▶ What you will do
Copy out the listing that follows, exact in every word, and skip the images.
━━ Recorded data
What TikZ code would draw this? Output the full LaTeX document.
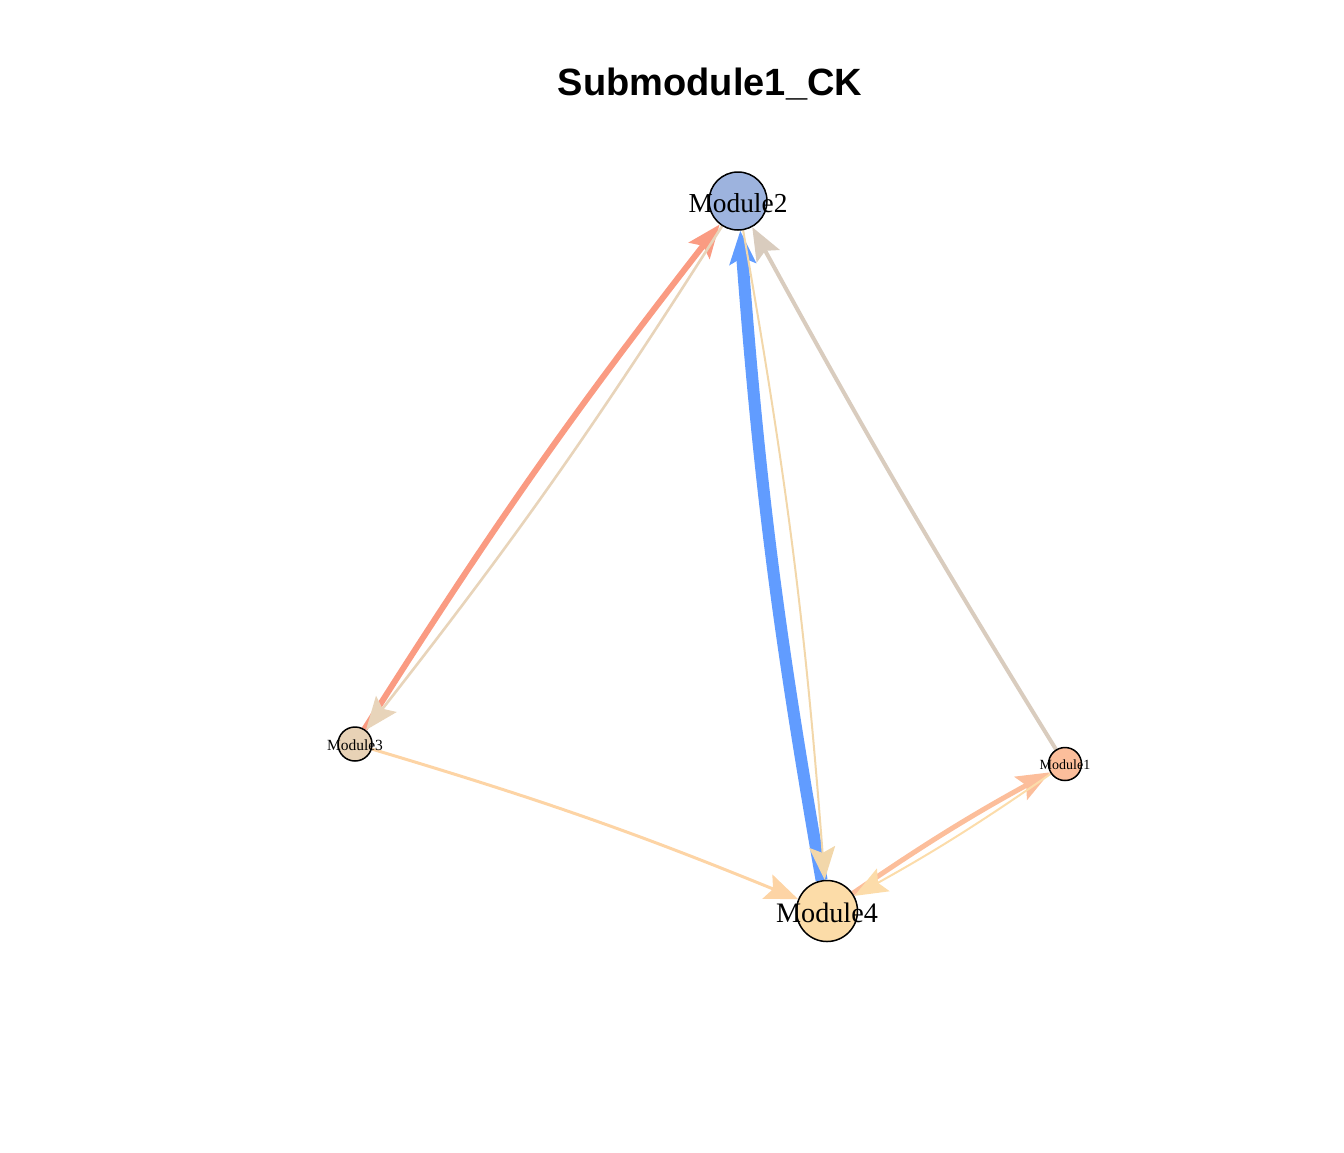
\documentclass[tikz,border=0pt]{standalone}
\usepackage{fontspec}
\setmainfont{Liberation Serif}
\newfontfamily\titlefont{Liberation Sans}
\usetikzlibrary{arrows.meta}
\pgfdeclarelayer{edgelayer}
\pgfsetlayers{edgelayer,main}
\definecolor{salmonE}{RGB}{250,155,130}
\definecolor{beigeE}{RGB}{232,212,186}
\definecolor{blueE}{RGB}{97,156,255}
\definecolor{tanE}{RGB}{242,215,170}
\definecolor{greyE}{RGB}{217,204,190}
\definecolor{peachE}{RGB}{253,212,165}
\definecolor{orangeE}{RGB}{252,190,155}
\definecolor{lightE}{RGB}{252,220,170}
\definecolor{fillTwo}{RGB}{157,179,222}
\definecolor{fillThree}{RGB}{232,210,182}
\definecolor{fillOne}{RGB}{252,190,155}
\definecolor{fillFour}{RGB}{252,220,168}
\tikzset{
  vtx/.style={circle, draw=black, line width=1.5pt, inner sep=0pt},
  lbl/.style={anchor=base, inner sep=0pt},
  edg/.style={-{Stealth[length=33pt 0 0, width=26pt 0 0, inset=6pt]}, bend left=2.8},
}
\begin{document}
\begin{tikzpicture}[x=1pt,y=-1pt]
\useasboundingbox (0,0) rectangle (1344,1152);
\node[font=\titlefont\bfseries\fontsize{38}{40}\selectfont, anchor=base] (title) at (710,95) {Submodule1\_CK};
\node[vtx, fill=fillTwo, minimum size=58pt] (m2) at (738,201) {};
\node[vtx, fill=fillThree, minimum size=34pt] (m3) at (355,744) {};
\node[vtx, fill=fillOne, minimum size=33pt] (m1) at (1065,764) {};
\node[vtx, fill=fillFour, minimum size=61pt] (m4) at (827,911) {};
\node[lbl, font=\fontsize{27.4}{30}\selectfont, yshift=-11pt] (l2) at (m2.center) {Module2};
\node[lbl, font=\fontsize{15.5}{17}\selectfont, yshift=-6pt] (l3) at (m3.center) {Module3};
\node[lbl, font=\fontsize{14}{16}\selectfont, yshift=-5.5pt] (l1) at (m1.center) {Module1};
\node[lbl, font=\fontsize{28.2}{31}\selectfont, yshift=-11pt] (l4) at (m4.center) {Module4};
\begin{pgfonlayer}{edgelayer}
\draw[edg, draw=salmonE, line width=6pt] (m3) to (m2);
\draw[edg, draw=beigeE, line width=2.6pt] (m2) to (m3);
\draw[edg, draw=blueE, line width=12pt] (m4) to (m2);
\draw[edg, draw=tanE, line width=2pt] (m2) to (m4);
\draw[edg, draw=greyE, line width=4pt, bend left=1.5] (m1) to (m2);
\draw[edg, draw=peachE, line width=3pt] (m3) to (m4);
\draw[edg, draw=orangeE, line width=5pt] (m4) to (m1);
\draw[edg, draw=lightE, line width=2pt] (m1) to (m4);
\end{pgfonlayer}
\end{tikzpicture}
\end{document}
━━━━
▶ Exercise result
What TikZ code would draw this? Output the full LaTeX document.
\documentclass[tikz,border=0pt]{standalone}
\usepackage{fontspec}
\setmainfont{Liberation Serif}
\newfontfamily\titlefont{Liberation Sans}
\usetikzlibrary{arrows.meta}
\pgfdeclarelayer{edgelayer}
\pgfsetlayers{edgelayer,main}
\definecolor{salmonE}{RGB}{250,155,130}
\definecolor{beigeE}{RGB}{232,212,186}
\definecolor{blueE}{RGB}{97,156,255}
\definecolor{tanE}{RGB}{242,215,170}
\definecolor{greyE}{RGB}{217,204,190}
\definecolor{peachE}{RGB}{253,212,165}
\definecolor{orangeE}{RGB}{252,190,155}
\definecolor{lightE}{RGB}{252,220,170}
\definecolor{fillTwo}{RGB}{157,179,222}
\definecolor{fillThree}{RGB}{232,210,182}
\definecolor{fillOne}{RGB}{252,190,155}
\definecolor{fillFour}{RGB}{252,220,168}
\tikzset{
  vtx/.style={circle, draw=black, line width=1.5pt, inner sep=0pt},
  lbl/.style={anchor=base, inner sep=0pt},
  edg/.style={-{Stealth[length=33pt 0 0, width=26pt 0 0, inset=6pt]}, bend left=2.8},
}
\begin{document}
\begin{tikzpicture}[x=1pt,y=-1pt]
\useasboundingbox (0,0) rectangle (1344,1152);
\node[font=\titlefont\bfseries\fontsize{38}{40}\selectfont, anchor=base] (title) at (710,95) {Submodule1\_CK};
\node[vtx, fill=fillTwo, minimum size=58pt] (m2) at (738,201) {};
\node[vtx, fill=fillThree, minimum size=34pt] (m3) at (355,744) {};
\node[vtx, fill=fillOne, minimum size=33pt] (m1) at (1065,764) {};
\node[vtx, fill=fillFour, minimum size=61pt] (m4) at (827,911) {};
\node[lbl, font=\fontsize{27.4}{30}\selectfont, yshift=-11pt] (l2) at (m2.center) {Module2};
\node[lbl, font=\fontsize{15.5}{17}\selectfont, yshift=-6pt] (l3) at (m3.center) {Module3};
\node[lbl, font=\fontsize{14}{16}\selectfont, yshift=-5.5pt] (l1) at (m1.center) {Module1};
\node[lbl, font=\fontsize{28.2}{31}\selectfont, yshift=-11pt] (l4) at (m4.center) {Module4};
\begin{pgfonlayer}{edgelayer}
\draw[edg, draw=salmonE, line width=6pt] (m3) to (m2);
\draw[edg, draw=beigeE, line width=2.6pt] (m2) to (m3);
\draw[edg, draw=blueE, line width=12pt] (m4) to (m2);
\draw[edg, draw=tanE, line width=2pt] (m2) to (m4);
\draw[edg, draw=greyE, line width=4pt, bend left=1.5] (m1) to (m2);
\draw[edg, draw=peachE, line width=3pt] (m3) to (m4);
\draw[edg, draw=orangeE, line width=5pt] (m4) to (m1);
\draw[edg, draw=lightE, line width=2pt] (m1) to (m4);
\end{pgfonlayer}
\end{tikzpicture}
\end{document}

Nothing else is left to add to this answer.